**Problem statement**
From the listing below, pick out each line with the word "chart".

**Material for the task**
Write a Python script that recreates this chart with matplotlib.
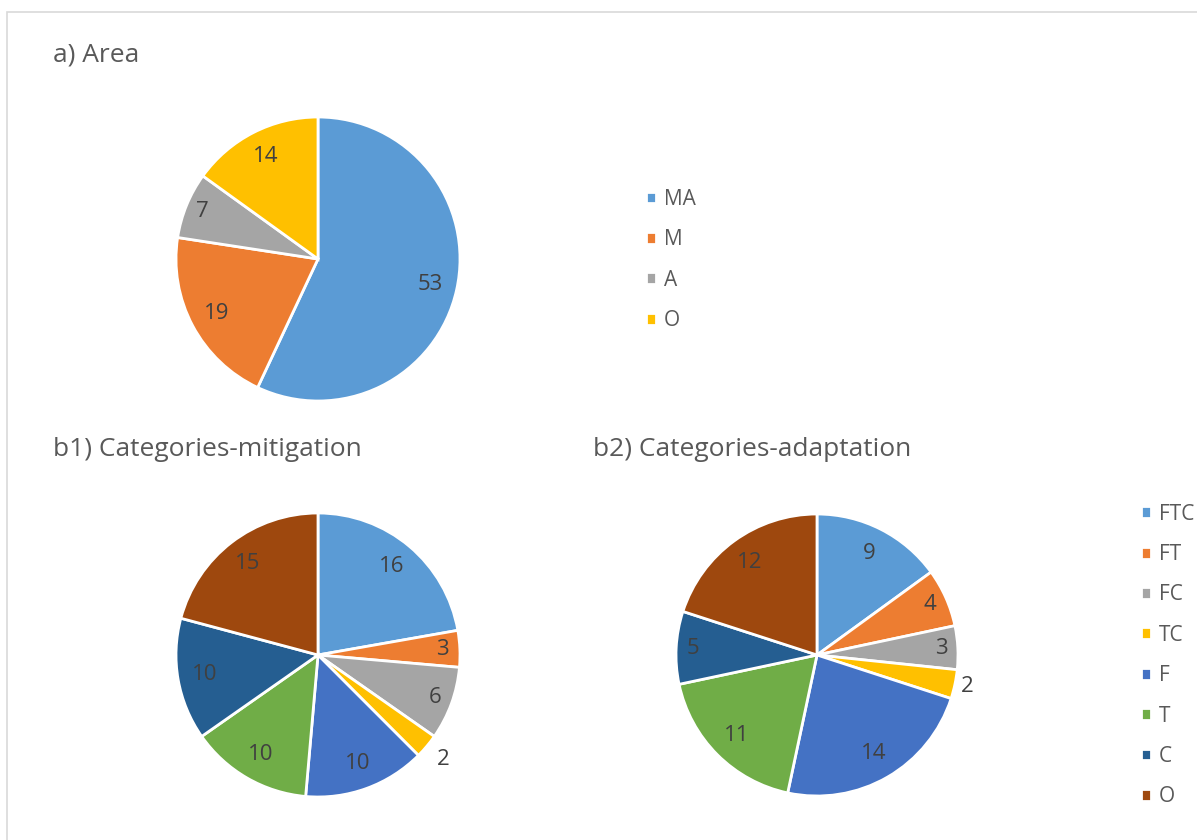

* * *

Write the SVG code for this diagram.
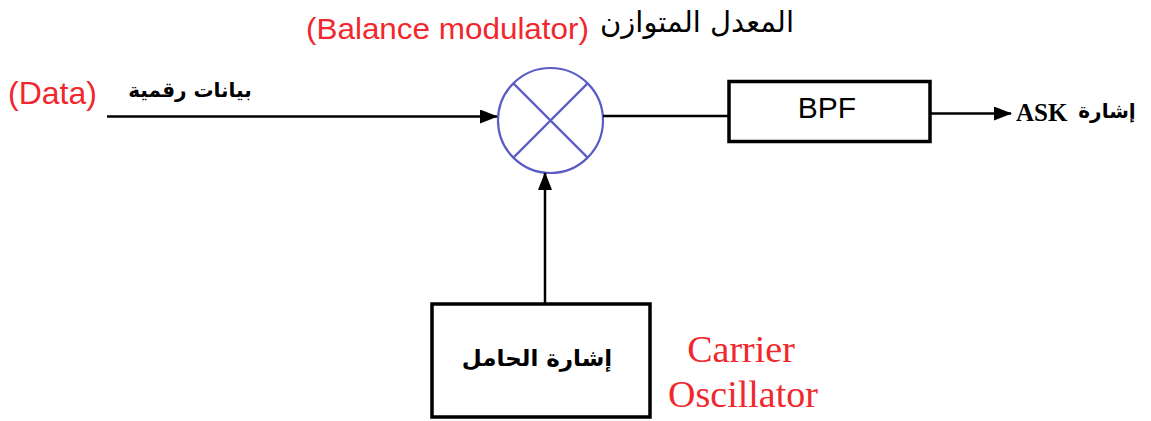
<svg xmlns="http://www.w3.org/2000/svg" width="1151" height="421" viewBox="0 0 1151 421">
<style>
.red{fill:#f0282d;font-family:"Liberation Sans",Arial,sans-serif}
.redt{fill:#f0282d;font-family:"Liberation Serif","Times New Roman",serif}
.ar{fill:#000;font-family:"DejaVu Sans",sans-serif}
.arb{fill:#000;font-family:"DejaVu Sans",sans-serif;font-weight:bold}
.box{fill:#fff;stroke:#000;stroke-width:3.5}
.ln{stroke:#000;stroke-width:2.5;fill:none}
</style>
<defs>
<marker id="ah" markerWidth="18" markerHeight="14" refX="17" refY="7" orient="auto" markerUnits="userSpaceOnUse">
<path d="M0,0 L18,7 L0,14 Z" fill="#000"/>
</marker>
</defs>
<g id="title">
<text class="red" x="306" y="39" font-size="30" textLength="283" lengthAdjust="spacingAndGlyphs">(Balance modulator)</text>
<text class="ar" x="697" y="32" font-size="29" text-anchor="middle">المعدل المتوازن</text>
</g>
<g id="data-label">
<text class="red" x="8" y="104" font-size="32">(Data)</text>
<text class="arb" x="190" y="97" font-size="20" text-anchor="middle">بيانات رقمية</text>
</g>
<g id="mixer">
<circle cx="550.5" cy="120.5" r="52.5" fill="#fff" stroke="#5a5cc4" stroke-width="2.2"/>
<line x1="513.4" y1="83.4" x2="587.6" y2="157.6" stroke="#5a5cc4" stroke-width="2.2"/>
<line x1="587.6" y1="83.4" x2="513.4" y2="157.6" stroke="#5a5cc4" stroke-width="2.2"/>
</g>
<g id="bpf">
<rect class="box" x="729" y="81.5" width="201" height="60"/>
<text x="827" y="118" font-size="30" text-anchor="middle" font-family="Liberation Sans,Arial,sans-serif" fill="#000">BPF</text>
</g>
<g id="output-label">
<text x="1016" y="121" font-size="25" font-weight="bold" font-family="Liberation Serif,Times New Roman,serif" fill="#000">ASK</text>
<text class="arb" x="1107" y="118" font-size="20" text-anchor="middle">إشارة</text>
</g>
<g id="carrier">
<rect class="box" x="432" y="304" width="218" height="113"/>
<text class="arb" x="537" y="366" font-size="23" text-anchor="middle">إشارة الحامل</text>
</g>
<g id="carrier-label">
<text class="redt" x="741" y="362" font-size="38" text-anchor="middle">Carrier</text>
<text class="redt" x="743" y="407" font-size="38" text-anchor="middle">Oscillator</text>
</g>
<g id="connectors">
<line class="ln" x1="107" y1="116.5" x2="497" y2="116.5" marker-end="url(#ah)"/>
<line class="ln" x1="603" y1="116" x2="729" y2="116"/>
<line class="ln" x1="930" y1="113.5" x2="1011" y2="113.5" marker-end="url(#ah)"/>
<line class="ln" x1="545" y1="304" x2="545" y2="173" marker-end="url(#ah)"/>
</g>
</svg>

---

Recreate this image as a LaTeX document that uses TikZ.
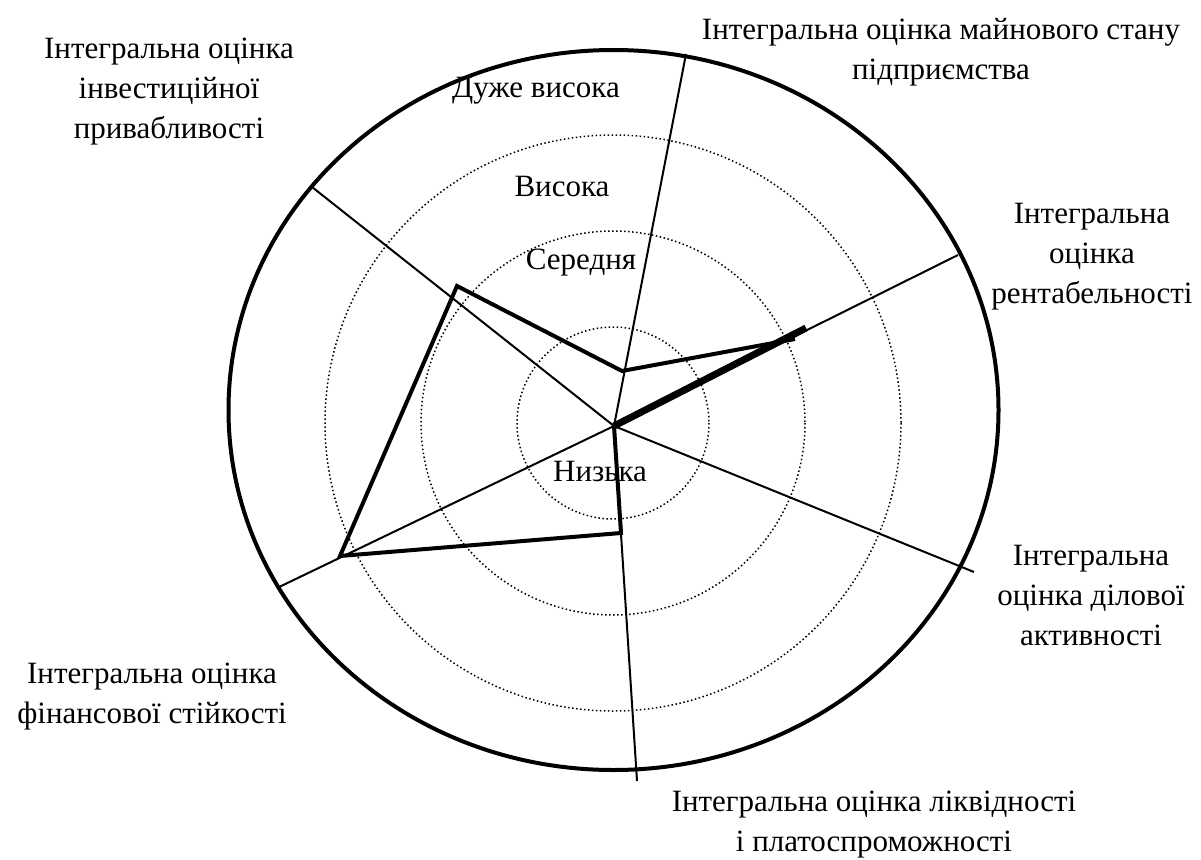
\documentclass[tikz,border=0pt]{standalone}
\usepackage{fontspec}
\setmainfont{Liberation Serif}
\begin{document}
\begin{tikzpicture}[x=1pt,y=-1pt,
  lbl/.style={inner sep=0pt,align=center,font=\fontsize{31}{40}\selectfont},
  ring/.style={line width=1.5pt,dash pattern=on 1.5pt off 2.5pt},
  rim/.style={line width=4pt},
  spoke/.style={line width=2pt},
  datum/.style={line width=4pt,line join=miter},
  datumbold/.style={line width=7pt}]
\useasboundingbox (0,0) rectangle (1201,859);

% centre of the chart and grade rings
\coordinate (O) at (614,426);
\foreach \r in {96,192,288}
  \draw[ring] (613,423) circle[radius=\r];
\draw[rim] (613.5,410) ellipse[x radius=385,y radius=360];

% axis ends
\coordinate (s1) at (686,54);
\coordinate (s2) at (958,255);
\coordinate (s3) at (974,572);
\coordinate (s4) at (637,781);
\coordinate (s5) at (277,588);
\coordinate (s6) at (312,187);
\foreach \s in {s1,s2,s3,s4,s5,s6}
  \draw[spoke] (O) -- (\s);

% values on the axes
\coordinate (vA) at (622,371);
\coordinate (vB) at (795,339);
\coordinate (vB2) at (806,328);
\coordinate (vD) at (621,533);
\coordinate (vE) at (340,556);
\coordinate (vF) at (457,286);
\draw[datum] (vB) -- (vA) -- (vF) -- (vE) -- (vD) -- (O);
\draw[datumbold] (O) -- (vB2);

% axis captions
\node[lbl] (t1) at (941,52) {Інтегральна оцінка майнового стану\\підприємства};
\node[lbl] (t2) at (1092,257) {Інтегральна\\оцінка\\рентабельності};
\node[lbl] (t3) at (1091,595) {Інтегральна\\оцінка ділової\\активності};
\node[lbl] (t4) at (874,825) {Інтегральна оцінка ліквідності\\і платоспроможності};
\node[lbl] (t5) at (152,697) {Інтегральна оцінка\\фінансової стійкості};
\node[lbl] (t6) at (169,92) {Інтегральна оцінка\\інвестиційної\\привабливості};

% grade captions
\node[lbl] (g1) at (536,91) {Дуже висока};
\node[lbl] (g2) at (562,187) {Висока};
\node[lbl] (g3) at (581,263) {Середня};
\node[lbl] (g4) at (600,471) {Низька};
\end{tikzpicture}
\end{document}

**Written solution**
Write a Python script that recreates this chart with matplotlib.
% centre of the chart and grade rings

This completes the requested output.